Study Reveals Important Step in Photosynthesis Evolution
The finding, captured with electron microscope images, offers a glimpse at how scientists think early organisms acquired free-living chloroplasts, the structures responsible for converting light into food. This event is thought to be a critical first step in the evolution of photosynthetic algae and land plants, which helped raise oxygen levels in Earth’s atmosphere and paved the way for the rise of animals.
In a paper that appears in the June 17 issue of Current Biology and is available online, Eunsoo Kim, an assistant curator in the Museum’s Division of Invertebrate Zoology, and her colleague Shinichiro Mauyama, a postdoctoral researcher at Japan’s National Institute for Basic Biology, identify a mechanism by which a green alga that resembles early ancestors of the group engulfs bacteria. Their work provides conclusive evidence for a process that had been proposed but not definitely shown.
“This behavior had previously been suggested but we had not had clear microscopic evidence until this study,” Kim said. “These results offer important clues to an evolutionary event that fundamentally changed the trajectory of the evolution of not just photosynthetic algae and land plants, but also animals.”

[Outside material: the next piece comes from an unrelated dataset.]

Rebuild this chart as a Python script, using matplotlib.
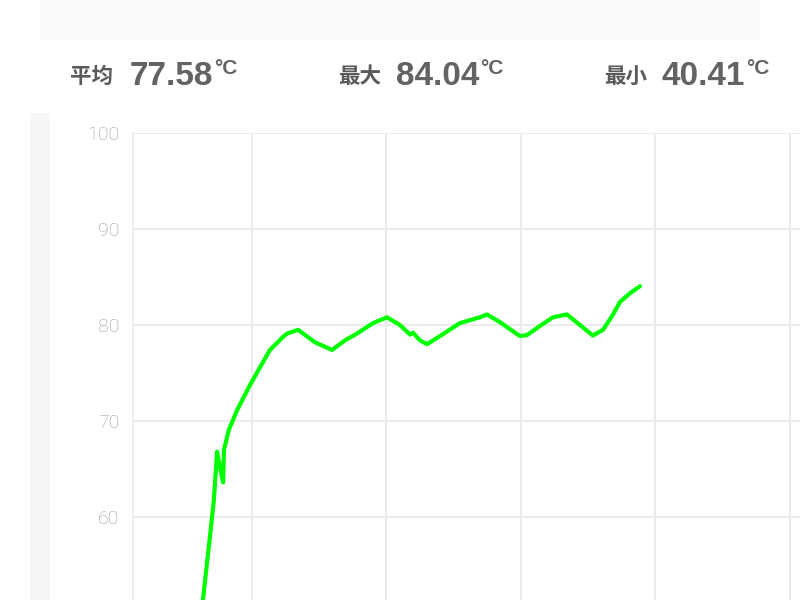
import matplotlib
matplotlib.use("Agg")
import matplotlib.pyplot as plt
from matplotlib.patches import Rectangle

# ---------------- data ----------------
stat_labels = ["平均", "最大", "最小"]
stat_values = ["77.58", "84.04", "40.41"]
stat_unit = "°C"

# elapsed time (s) and temperature (°C)
time_s = [32.8, 38.1, 41.3, 43.0, 44.4, 45.3, 47.1, 47.5, 49.7, 53.3, 59.1,
          63.6, 68.0, 73.8, 75.6, 80.5, 88.1, 95.7, 101.5, 106.8, 114.0,
          120.2, 126.0, 130.5, 131.8, 134.9, 138.1, 143.9, 152.8, 161.7,
          164.8, 170.6, 179.5, 182.7, 188.5, 194.3, 200.5, 206.3, 212.1,
          216.6, 220.6, 224.2, 228.6, 233.1]
temp_c = [40.41, 51.35, 58.1, 61.8, 66.8, 65.7, 63.6, 67.0, 69.1, 71.1, 73.75,
          75.6, 77.4, 78.75, 79.1, 79.5, 78.2, 77.4, 78.4, 79.1, 80.2,
          80.8, 80.0, 79.0, 79.2, 78.4, 78.0, 78.85, 80.2, 80.8,
          81.1, 80.3, 78.85, 78.95, 79.9, 80.8, 81.1, 80.0, 78.9,
          79.5, 80.9, 82.4, 83.3, 84.04]

y_ticks = [60, 70, 80, 90, 100]
x_grid = [60, 120, 180, 240, 300]

# ---------------- layout ----------------
W, H = 800, 600
fig = plt.figure(figsize=(8, 6), dpi=100)
fig.patch.set_facecolor("white")

def fx(px):
    return px / W

def fy(py):
    return 1 - py / H

# top panel & left strip
fig.patches.append(Rectangle((fx(40), fy(40)), fx(720), 40 / H, transform=fig.transFigure,
                             facecolor="#fafafa", edgecolor="none", zorder=0))
fig.patches.append(Rectangle((fx(30), 0), fx(20), fy(113), transform=fig.transFigure,
                             facecolor="#f6f6f6", edgecolor="none", zorder=0))

ax = fig.add_axes([fx(133), 0, 1 - fx(133), fy(133)])
ax.set_facecolor("white")
ax.set_xlim(6.9, 304.5)
ax.set_ylim(51.35, 100)

grid_c = "#ebebeb"
for v in y_ticks:
    ax.axhline(v, color=grid_c, lw=1.4, zorder=1)
for v in x_grid:
    ax.axvline(v, color=grid_c, lw=1.4, zorder=1)

for s in ["top", "right", "bottom"]:
    ax.spines[s].set_visible(False)
ax.spines["left"].set_color("#eeeeee")
ax.spines["left"].set_linewidth(1.4)

ax.set_xticks([])
ax.set_yticks(y_ticks)
ax.tick_params(axis="y", length=0, pad=10, labelcolor="#9c9c9c", labelsize=14)
for lab in ax.get_yticklabels():
    lab.set_fontfamily(["Roboto", "DejaVu Sans"])
    lab.set_fontweight("light")

ax.plot(time_s, temp_c, color="#00ff00", lw=3, solid_joinstyle="round",
        solid_capstyle="round", zorder=3, clip_on=True)

# ---------------- header ----------------
label_x = [70, 338, 604]
value_x = [130, 396, 662]
cjk = ["Noto Sans CJK SC", "DejaVu Sans"]
num = ["Liberation Sans", "DejaVu Sans"]
txt_c = "#5a5a5a"

fig.canvas.draw()
renderer = fig.canvas.get_renderer()
for lab, val, lx, vx in zip(stat_labels, stat_values, label_x, value_x):
    fig.text(fx(lx), fy(83), lab, family=cjk, fontweight="bold", fontsize=15.5,
             color=txt_c, ha="left", va="baseline")
    t = fig.text(fx(vx), fy(85), val, family=num, fontweight="bold", fontsize=24,
                 color="#636363", ha="left", va="baseline")
    bb = t.get_window_extent(renderer=renderer)
    fig.text((bb.x1 + 1) / W, fy(74), stat_unit, family=num, fontweight="bold",
             fontsize=15, color="#636363", ha="left", va="baseline")

fig.savefig("out.png", dpi=100, facecolor=fig.get_facecolor())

In green algae and land plants, photosynthesis, or the conversion of light into food, is carried out by a specialized cell structure known as a chloroplast. The origin of chloroplast is linked to endosymbiosis, a process in which a single-celled eukaryote—an organism whose cells contain a nucleus—captures a free-living photosynthetic cyanobacterium but does not digest it, allowing the photosynthetic cell to eventually evolve into a chloroplast. The specific feeding mechanisms for this process, however, have remained largely unknown until now.